I had seen the Lincoln Miller, but not the Globe, which takes the concept much further.
I did something a bit like this years ago on a 3-axis machining center:
Mounted the lathe tools to the table, in a line, like on a swiss machine
Chucked the short bar work in # 40 collet holders in the tool magazine
Used the machining center tool changer as a robot loader
Used the milling spindle as a lathe
The ATC was faster than a robot load
And the rapid time from one lathe tool to the next was faster than any turret index
But limited to light turning of short work (no tailstock, sub-spindle, and no interrupted cuts)
IF... I had the need.. or maybe someday just for the Halibut..
it would make more sense to acquire / restore a tiny "instrument" class lathe.
Bigger than "watchmaker", but still small enough to - for example, swing the massive rectangular table of the Alzmetall DP to 90 degrees, adjust height to a comfortable level, and then..
Pull the "planked" mini-lathe out of the storage drawer, drop it into the massive vise, do the do, clean it up, and put it back in the storage cabinet.
Near-zero need of "extra" space.
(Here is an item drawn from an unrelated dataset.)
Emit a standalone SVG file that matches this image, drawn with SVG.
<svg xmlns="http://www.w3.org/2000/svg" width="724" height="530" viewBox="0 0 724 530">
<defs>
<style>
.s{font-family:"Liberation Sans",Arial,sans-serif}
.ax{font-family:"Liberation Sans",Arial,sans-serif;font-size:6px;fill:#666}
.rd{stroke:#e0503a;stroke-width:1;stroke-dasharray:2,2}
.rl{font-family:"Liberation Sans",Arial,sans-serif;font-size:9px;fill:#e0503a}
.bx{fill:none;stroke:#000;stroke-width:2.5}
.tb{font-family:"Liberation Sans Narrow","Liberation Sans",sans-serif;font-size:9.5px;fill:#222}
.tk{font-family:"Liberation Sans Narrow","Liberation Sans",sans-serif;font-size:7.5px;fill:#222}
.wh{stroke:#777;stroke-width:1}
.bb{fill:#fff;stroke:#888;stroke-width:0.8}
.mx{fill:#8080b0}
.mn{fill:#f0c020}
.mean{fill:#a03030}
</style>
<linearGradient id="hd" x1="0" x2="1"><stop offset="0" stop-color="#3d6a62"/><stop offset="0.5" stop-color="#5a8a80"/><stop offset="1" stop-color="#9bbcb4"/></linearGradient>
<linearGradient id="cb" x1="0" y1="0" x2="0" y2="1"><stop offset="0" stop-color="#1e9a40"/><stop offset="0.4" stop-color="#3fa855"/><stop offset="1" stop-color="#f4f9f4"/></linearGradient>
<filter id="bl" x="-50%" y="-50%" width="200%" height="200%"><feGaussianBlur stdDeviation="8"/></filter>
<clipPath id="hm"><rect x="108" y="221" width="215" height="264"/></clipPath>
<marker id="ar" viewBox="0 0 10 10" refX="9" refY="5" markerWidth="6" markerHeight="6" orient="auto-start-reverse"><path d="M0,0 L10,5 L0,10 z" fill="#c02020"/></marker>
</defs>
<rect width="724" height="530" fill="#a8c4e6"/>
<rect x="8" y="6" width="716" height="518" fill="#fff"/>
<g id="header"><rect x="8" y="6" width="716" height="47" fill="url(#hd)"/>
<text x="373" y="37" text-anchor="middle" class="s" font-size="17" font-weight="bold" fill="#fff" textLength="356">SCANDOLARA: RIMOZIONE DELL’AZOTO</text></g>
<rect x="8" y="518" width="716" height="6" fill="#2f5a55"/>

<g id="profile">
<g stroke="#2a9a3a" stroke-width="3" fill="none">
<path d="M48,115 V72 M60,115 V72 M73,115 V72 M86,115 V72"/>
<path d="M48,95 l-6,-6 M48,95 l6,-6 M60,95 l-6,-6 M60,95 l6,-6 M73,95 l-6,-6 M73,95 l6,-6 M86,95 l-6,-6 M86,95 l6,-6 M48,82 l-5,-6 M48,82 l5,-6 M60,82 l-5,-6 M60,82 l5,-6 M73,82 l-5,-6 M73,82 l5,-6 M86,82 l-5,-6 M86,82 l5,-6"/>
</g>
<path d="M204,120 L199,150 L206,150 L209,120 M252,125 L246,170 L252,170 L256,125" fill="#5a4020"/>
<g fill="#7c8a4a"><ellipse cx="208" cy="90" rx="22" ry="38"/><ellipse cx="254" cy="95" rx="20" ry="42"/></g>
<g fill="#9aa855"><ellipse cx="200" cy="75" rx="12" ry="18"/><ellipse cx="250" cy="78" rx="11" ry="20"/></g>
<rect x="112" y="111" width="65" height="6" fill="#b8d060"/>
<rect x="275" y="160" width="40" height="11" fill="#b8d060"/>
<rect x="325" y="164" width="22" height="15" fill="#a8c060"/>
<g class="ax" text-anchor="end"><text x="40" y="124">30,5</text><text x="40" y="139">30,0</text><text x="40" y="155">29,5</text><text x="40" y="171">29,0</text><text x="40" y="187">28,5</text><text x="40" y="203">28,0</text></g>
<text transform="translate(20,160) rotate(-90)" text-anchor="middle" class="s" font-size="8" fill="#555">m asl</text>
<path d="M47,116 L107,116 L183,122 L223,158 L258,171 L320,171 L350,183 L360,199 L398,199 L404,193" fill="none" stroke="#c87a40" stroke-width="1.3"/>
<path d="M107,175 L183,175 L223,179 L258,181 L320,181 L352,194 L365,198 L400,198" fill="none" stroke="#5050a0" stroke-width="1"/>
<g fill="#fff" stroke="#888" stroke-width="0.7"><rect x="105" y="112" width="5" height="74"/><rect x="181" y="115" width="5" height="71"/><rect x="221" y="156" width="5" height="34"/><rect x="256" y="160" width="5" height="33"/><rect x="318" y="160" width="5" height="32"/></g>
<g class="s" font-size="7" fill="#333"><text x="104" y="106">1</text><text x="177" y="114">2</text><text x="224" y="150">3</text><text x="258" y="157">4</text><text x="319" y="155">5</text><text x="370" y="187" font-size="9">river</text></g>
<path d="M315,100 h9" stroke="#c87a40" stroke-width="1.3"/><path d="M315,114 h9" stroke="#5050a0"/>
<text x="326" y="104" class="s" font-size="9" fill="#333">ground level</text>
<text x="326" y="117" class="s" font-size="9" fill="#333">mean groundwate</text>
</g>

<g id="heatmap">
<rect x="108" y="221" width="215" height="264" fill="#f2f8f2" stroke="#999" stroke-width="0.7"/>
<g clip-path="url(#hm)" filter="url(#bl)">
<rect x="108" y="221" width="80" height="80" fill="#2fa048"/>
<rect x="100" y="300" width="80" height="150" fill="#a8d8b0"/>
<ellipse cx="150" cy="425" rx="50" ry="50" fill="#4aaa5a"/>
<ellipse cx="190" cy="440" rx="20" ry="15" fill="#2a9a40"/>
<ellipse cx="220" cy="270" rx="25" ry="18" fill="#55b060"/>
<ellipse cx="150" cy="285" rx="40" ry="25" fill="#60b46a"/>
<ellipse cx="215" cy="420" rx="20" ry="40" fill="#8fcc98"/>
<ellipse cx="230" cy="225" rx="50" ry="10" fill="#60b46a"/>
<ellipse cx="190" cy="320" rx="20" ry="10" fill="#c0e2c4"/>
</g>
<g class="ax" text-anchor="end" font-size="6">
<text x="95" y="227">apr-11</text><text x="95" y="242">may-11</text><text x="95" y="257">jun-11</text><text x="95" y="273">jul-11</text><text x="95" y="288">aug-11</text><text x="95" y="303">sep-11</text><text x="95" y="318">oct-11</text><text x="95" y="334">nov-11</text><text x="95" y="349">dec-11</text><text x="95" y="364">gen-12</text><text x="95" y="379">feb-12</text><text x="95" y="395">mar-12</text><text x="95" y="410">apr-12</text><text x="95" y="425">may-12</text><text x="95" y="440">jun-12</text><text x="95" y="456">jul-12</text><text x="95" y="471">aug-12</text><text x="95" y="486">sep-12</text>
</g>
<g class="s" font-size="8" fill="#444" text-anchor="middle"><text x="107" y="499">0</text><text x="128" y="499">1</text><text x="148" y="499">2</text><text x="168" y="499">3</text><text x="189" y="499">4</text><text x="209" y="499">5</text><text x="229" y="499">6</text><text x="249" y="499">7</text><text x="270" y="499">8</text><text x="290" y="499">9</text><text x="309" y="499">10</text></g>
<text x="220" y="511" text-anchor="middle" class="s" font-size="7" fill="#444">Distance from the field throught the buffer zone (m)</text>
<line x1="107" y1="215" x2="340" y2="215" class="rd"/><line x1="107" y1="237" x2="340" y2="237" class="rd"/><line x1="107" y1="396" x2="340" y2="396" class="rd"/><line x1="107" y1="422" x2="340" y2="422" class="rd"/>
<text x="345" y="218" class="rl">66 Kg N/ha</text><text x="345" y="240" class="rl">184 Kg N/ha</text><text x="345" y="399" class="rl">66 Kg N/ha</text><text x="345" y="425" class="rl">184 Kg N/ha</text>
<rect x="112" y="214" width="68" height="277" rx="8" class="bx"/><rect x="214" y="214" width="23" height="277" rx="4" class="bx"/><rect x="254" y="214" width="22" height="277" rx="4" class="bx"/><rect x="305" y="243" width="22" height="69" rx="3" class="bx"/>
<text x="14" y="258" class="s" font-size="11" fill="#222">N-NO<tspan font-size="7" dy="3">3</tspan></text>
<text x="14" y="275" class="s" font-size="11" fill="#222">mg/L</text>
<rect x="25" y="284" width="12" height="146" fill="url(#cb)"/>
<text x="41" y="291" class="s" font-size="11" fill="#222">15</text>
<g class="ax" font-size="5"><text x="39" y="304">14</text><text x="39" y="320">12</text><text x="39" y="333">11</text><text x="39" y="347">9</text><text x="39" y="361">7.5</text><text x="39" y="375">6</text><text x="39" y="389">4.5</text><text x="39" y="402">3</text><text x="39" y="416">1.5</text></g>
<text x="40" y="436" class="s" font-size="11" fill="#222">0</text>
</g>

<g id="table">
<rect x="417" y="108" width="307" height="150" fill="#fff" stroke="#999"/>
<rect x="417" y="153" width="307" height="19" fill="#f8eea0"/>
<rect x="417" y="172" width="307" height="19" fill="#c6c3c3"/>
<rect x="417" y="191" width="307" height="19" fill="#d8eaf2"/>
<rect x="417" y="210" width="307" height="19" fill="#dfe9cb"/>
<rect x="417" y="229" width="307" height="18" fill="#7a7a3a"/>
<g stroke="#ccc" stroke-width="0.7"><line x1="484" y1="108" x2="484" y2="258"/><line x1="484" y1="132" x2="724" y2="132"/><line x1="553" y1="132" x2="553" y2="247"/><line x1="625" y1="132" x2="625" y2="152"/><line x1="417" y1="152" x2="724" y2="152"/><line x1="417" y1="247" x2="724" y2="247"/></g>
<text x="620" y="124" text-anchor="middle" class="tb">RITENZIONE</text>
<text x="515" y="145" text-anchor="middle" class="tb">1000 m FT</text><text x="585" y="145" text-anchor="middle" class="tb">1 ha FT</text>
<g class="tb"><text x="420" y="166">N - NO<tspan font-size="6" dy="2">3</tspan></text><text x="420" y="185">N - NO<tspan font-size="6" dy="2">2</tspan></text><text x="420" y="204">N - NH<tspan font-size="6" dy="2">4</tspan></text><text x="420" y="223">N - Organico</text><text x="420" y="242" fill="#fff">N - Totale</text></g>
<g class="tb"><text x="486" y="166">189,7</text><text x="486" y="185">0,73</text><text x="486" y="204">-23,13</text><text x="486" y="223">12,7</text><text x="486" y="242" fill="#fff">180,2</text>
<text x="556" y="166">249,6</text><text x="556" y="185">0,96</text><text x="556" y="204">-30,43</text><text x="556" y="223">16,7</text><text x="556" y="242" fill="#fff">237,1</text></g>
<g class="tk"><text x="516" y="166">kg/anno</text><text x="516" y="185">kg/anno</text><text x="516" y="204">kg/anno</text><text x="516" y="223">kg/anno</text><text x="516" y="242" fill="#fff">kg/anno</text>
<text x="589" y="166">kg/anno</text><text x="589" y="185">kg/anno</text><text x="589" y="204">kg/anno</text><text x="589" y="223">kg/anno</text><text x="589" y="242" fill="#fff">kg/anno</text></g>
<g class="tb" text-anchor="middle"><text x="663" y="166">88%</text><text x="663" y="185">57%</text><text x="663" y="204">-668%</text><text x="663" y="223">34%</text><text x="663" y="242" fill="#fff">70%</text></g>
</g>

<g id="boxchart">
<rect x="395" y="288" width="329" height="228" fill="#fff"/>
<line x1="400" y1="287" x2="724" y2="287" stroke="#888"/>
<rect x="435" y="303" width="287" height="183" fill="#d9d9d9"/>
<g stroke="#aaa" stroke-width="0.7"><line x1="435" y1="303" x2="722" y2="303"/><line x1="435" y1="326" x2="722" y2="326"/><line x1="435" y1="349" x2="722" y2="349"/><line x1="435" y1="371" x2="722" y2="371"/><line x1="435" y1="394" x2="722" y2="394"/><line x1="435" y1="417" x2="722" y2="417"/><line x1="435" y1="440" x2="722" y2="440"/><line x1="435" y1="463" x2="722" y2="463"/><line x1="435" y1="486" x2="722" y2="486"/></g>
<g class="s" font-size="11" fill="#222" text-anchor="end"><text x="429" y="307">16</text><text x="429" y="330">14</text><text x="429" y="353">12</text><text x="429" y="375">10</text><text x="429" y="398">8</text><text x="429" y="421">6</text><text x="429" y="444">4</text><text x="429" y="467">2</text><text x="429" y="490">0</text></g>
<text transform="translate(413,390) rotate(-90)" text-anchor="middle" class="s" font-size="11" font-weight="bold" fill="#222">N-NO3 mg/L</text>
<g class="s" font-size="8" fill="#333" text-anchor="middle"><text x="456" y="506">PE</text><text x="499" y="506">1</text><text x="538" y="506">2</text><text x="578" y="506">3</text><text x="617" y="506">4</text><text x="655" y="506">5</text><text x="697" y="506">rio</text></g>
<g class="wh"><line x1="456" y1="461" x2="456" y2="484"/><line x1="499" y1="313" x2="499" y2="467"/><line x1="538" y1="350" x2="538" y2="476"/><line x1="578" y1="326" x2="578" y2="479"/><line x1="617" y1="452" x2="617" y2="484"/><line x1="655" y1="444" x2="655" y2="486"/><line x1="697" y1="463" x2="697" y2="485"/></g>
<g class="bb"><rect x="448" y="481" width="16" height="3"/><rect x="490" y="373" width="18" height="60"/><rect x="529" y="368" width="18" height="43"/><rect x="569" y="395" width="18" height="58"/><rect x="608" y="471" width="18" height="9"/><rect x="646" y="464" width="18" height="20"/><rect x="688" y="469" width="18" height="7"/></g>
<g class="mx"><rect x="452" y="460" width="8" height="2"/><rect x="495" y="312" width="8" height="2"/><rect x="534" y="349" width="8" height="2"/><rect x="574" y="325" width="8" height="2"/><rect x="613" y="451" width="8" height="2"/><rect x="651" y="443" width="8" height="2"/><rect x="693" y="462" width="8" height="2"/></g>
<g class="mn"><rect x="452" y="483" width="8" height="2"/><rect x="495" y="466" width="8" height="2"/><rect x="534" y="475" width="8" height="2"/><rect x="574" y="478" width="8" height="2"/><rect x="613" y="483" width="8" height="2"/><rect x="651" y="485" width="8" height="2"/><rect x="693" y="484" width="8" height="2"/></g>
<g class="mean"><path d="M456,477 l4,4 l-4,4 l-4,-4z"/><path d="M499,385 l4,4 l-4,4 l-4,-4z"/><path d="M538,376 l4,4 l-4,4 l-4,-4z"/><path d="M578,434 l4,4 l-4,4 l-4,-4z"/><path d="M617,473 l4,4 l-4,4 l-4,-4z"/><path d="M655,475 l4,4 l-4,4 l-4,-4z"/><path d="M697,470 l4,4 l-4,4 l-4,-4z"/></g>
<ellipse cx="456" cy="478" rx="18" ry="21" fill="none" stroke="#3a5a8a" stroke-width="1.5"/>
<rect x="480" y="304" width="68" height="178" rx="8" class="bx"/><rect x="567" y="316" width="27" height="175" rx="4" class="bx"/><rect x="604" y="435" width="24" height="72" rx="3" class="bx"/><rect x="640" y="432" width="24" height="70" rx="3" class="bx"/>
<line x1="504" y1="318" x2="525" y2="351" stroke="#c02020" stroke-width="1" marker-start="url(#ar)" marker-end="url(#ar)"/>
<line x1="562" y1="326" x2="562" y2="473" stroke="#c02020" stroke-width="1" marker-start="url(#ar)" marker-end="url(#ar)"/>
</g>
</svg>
Very little labour to "ingineer" a plate, drive, (PM Dee Cee, probably) and mount.
Power, RPM, hand control sizes, workholding and tooling all appropriate - and no monster rotating-mass drivetrain or workholding inertia to finesse.
Next size up from a Derbyshire?
The AB5/S table's top is around 2 feet front to back, just under 3 feet wide, fairly well "attached" to around 4,400 lbs Avoir as part of the whole drillpress, even has coolant recovery trough & plumbing with chip filter.